The problem => Print exactly the lines running from the one that holds "Write the matplotlib code for this chart." through the one that holds "V', 'skupienie VI']", please, and leave the pictures out.

★ ★ ★ ★ ★

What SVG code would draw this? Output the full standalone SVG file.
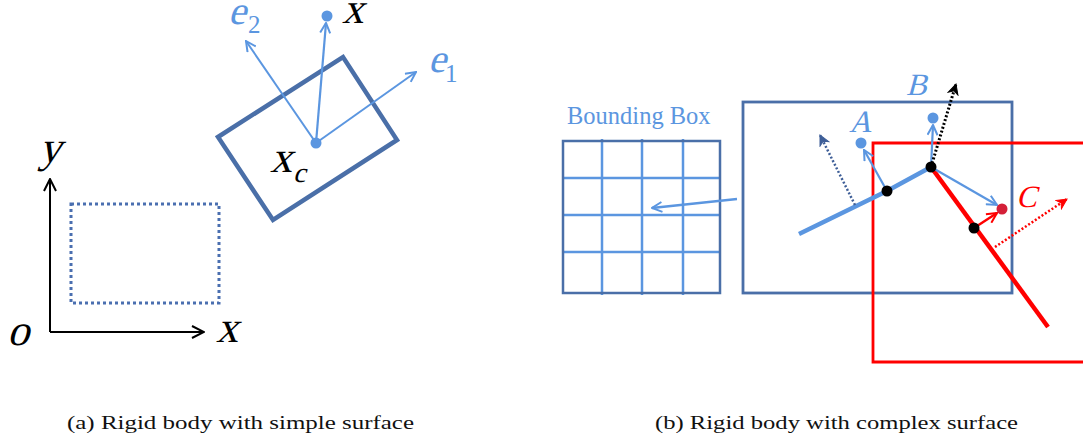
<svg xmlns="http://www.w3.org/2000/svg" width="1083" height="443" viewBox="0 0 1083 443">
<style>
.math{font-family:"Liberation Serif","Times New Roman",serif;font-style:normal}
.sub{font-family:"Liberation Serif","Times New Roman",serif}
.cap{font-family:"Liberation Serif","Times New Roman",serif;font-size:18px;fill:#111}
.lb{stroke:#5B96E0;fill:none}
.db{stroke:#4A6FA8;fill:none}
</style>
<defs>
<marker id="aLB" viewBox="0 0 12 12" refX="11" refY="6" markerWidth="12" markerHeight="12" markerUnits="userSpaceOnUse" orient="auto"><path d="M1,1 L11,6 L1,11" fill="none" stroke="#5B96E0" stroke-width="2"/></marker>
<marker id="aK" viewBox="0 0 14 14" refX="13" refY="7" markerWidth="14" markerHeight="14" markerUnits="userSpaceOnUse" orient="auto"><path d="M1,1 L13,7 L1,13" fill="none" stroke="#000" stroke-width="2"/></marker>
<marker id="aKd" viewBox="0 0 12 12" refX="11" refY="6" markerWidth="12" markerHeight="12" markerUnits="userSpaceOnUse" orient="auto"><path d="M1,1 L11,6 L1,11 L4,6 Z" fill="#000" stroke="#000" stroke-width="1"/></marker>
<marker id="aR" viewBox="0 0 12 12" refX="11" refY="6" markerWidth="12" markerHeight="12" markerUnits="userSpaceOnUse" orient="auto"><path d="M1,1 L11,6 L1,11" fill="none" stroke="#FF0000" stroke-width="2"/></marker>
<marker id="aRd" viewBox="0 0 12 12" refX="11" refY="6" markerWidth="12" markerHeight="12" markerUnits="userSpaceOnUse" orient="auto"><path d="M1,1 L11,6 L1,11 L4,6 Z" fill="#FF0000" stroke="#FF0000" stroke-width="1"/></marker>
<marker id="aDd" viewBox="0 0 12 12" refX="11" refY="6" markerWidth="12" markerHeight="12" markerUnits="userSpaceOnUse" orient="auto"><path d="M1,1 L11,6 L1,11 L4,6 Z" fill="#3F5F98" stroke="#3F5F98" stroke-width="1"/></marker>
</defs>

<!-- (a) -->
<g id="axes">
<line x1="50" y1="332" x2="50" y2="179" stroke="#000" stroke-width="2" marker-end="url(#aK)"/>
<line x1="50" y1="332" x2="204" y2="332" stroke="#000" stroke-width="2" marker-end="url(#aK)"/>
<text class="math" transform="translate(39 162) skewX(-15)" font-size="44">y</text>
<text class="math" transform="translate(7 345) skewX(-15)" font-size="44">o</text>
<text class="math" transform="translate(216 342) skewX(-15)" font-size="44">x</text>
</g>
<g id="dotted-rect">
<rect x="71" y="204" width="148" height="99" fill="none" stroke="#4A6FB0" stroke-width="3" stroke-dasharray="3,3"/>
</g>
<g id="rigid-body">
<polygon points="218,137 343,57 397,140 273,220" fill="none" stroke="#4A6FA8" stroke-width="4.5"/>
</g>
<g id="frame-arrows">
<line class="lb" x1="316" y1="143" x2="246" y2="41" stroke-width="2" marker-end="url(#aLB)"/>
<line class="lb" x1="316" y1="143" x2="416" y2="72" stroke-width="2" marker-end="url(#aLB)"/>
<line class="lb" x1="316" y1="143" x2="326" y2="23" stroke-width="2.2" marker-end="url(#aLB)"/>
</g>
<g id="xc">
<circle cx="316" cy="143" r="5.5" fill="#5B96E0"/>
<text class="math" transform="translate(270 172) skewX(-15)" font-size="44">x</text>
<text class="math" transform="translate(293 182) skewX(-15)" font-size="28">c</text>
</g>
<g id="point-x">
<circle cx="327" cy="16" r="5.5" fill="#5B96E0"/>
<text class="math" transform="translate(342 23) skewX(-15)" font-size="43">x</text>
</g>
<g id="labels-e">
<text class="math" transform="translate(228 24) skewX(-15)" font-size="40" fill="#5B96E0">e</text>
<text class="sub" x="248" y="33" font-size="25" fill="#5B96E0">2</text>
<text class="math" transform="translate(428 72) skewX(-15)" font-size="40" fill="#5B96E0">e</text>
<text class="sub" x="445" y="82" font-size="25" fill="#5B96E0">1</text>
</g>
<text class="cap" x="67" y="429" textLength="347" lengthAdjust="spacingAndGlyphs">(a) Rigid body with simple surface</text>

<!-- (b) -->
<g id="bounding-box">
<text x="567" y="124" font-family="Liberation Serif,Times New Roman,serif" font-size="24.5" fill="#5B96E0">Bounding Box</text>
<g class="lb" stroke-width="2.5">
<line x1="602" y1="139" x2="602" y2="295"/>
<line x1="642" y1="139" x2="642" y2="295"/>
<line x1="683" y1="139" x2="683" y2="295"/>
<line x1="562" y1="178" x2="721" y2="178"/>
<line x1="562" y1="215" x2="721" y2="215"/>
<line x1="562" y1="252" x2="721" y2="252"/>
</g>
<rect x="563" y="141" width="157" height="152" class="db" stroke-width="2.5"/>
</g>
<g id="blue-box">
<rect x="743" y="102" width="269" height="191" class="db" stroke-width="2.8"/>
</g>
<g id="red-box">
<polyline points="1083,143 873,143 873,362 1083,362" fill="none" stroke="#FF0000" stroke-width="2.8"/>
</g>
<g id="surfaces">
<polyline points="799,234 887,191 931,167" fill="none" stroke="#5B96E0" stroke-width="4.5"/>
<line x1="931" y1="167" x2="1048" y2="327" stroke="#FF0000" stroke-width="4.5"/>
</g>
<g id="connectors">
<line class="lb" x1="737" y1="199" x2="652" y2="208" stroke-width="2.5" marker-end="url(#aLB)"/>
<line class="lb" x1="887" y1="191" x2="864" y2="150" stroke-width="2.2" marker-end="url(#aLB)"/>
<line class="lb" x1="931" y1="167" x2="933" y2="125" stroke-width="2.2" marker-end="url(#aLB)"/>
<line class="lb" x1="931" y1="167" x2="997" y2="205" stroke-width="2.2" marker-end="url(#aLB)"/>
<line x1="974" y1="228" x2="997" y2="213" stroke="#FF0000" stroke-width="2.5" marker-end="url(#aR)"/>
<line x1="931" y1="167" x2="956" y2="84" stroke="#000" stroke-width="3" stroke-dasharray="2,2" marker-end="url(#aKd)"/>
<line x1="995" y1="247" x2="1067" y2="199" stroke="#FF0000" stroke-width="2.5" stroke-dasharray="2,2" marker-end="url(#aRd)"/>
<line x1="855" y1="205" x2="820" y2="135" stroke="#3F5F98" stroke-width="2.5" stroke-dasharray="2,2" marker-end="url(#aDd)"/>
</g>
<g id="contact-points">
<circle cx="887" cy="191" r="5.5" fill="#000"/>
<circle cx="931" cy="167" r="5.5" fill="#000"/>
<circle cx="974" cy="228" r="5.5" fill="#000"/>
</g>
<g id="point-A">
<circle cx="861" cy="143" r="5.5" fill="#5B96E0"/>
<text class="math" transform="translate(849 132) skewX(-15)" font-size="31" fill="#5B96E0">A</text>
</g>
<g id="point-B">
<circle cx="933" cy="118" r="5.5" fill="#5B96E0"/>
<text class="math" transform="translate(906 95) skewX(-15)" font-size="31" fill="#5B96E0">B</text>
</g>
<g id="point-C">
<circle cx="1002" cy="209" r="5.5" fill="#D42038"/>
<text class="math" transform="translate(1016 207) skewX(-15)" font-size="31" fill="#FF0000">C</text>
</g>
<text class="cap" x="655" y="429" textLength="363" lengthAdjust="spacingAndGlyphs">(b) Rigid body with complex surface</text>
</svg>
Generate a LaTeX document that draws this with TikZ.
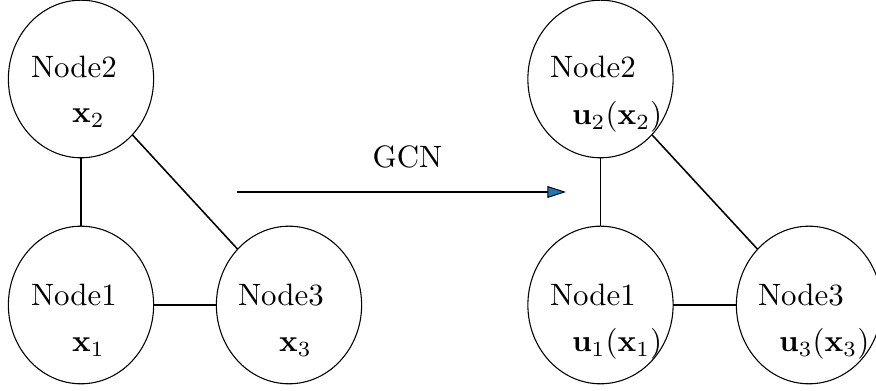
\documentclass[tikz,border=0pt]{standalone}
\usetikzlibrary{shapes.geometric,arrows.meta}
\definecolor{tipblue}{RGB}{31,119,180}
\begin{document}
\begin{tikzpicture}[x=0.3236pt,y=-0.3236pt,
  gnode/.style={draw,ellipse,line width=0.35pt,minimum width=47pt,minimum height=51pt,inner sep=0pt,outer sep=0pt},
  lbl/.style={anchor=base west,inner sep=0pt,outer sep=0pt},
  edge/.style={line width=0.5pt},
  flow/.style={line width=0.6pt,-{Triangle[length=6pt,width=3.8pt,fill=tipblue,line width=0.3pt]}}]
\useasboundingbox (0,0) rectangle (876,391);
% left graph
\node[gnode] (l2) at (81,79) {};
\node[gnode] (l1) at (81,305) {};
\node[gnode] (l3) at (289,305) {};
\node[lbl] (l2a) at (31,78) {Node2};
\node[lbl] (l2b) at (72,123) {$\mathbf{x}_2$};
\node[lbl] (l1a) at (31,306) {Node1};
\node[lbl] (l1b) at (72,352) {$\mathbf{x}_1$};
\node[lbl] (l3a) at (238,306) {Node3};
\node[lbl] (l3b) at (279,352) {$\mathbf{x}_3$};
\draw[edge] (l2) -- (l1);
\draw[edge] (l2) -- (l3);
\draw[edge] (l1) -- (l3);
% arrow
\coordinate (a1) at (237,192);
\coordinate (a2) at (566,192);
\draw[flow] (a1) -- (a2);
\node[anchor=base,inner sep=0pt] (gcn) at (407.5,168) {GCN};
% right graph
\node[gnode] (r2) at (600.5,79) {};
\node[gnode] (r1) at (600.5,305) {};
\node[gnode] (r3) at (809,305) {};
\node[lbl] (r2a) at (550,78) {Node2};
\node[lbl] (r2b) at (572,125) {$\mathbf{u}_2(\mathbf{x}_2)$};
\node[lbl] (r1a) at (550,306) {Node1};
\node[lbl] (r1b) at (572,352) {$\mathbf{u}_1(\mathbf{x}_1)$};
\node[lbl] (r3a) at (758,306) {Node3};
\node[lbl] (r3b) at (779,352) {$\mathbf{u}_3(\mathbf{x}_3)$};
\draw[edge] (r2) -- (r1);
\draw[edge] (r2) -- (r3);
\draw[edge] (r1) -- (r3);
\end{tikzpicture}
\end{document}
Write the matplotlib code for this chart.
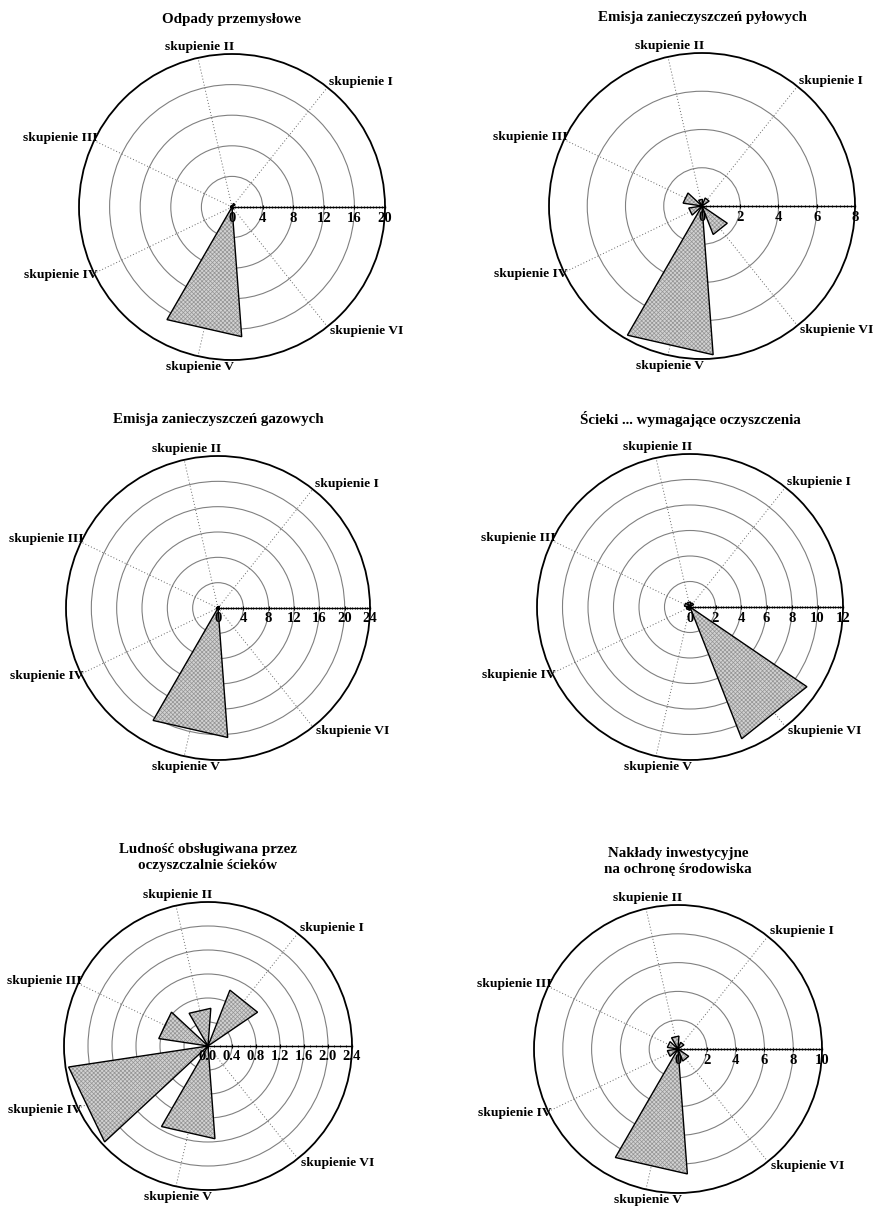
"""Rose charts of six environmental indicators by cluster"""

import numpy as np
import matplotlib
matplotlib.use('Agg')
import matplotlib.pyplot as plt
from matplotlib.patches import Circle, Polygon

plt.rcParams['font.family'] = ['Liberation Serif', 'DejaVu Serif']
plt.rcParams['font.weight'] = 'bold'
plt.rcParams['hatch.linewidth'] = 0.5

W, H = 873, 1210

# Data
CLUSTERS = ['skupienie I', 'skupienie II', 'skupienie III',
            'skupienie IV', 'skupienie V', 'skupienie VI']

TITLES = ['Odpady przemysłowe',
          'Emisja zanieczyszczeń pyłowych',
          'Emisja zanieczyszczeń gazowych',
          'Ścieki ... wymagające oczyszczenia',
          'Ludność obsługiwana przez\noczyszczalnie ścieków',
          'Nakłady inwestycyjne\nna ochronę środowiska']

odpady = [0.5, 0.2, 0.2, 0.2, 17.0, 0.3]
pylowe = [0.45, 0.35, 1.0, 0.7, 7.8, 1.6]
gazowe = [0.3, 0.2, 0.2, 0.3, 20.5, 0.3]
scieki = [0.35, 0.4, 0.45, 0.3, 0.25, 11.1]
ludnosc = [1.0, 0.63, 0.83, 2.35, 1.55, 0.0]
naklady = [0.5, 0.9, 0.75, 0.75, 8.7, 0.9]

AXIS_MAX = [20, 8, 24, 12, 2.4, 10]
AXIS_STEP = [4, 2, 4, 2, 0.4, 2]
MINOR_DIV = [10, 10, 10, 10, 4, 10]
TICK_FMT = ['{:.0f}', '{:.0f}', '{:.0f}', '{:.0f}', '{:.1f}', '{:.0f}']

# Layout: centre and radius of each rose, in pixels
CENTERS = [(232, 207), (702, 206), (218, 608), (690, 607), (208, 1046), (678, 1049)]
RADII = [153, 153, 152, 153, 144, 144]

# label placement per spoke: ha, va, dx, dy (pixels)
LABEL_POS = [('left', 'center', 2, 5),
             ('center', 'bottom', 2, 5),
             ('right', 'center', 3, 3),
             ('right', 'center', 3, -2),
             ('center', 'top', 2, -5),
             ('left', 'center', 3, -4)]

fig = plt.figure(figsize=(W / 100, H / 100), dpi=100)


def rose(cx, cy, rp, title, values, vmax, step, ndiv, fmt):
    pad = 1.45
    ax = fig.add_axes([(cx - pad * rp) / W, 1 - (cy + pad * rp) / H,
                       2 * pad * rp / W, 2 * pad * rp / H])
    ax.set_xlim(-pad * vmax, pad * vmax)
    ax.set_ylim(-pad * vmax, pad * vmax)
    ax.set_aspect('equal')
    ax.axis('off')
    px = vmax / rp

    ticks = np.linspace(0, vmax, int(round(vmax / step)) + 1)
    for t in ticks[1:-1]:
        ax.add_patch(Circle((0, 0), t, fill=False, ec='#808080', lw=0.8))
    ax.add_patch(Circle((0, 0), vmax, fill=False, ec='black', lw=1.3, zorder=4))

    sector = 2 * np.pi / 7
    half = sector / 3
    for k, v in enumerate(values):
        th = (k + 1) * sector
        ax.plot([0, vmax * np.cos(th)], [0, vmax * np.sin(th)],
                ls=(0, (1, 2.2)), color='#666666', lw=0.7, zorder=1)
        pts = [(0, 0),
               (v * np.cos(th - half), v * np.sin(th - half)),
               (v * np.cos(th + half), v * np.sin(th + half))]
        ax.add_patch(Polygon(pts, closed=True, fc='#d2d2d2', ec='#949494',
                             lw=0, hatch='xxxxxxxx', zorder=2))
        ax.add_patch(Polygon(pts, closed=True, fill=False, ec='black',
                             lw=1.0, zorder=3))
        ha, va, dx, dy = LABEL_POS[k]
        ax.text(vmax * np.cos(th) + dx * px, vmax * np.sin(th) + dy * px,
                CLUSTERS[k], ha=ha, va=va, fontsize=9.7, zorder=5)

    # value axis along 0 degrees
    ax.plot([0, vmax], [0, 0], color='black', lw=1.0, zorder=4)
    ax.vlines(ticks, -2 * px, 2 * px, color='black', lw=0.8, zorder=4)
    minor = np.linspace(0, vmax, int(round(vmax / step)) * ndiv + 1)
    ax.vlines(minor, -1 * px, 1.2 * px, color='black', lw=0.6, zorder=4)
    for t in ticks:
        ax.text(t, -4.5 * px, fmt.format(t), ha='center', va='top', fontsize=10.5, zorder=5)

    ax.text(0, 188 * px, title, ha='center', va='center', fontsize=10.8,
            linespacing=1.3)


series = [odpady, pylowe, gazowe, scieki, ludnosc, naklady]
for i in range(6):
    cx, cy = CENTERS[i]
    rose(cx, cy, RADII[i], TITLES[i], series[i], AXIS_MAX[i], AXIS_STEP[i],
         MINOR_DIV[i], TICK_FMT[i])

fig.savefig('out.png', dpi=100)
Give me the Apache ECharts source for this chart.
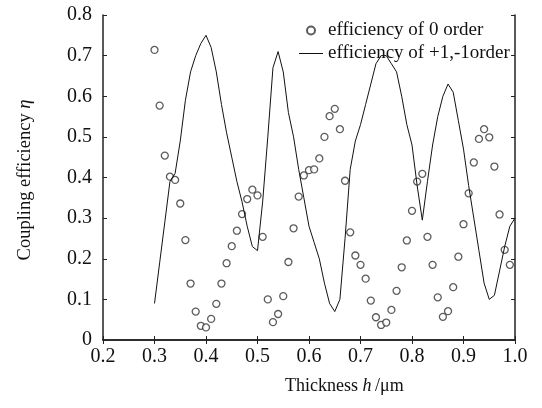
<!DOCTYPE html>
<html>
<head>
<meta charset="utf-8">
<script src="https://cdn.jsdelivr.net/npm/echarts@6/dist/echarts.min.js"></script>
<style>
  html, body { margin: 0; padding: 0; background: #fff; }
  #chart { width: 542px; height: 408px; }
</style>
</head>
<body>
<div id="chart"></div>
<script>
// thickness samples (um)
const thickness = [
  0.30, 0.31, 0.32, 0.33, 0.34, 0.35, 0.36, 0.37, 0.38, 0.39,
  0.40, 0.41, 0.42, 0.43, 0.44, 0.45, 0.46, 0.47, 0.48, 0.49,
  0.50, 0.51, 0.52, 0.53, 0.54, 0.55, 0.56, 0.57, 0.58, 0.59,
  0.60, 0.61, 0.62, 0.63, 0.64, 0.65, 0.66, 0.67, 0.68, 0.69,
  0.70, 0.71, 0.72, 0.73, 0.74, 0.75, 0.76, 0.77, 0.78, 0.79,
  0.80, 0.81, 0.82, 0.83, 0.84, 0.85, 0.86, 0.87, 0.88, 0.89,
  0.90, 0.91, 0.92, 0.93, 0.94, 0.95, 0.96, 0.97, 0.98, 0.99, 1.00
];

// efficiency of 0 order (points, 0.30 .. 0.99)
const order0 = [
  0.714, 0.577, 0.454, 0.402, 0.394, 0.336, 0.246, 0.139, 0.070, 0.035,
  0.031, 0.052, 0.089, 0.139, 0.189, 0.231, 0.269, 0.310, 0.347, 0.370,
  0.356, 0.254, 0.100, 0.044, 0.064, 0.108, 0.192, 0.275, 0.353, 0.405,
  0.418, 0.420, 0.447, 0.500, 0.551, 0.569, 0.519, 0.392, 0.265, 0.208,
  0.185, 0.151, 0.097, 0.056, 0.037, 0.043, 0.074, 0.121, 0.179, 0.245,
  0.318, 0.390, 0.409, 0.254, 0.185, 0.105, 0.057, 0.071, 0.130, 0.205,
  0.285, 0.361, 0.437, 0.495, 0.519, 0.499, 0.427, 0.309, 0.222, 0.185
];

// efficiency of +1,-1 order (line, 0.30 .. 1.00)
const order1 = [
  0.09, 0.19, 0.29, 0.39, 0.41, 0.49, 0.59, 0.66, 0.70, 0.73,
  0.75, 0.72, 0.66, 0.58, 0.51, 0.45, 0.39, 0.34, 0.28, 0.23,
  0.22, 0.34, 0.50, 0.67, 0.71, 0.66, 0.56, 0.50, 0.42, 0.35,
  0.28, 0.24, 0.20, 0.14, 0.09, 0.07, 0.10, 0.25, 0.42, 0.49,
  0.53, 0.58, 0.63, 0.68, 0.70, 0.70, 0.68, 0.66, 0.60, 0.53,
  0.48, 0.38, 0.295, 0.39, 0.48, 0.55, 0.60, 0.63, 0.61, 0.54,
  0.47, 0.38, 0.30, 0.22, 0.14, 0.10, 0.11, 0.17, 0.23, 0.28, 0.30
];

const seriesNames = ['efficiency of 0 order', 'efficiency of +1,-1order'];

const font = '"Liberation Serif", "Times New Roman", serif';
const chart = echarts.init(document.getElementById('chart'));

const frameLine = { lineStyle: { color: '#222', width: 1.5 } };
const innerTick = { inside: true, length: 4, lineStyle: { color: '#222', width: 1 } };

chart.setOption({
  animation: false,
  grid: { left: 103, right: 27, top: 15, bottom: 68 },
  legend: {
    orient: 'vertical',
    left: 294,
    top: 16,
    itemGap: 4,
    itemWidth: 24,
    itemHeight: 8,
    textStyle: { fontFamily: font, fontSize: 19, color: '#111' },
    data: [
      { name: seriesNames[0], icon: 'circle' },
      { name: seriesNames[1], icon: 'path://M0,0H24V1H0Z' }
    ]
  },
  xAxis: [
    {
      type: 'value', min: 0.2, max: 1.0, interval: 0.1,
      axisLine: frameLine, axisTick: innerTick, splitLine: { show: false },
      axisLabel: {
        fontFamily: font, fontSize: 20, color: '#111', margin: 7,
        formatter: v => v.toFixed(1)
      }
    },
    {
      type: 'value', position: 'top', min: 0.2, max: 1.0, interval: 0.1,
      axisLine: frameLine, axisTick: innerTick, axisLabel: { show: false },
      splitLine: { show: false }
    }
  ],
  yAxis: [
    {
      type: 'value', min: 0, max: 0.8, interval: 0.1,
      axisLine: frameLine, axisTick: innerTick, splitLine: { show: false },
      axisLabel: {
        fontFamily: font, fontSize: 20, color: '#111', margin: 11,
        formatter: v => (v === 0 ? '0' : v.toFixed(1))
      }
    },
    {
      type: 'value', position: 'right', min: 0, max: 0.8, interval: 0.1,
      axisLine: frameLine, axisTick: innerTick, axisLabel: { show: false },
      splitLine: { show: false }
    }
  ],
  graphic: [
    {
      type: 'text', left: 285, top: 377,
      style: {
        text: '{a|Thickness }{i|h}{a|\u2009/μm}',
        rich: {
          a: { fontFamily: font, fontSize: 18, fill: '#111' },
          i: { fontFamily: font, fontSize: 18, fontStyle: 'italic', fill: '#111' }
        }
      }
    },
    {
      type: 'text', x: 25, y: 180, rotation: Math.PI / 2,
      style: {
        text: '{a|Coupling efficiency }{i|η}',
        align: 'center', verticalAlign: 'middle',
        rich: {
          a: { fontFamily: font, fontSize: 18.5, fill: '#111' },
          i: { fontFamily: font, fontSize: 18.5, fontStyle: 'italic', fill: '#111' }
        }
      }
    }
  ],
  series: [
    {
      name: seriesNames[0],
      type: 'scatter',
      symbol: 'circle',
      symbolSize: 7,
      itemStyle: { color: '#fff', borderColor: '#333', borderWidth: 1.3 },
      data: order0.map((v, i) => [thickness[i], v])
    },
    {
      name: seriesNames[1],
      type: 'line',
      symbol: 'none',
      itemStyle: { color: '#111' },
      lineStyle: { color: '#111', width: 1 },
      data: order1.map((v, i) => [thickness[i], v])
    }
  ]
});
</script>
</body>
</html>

★ ★ ★ ★ ★

Output of the task =>
Write the matplotlib code for this chart.
"""Rose charts of six environmental indicators by cluster"""

import numpy as np
import matplotlib
matplotlib.use('Agg')
import matplotlib.pyplot as plt
from matplotlib.patches import Circle, Polygon

plt.rcParams['font.family'] = ['Liberation Serif', 'DejaVu Serif']
plt.rcParams['font.weight'] = 'bold'
plt.rcParams['hatch.linewidth'] = 0.5

W, H = 873, 1210

# Data
CLUSTERS = ['skupienie I', 'skupienie II', 'skupienie III',
            'skupienie IV', 'skupienie V', 'skupienie VI']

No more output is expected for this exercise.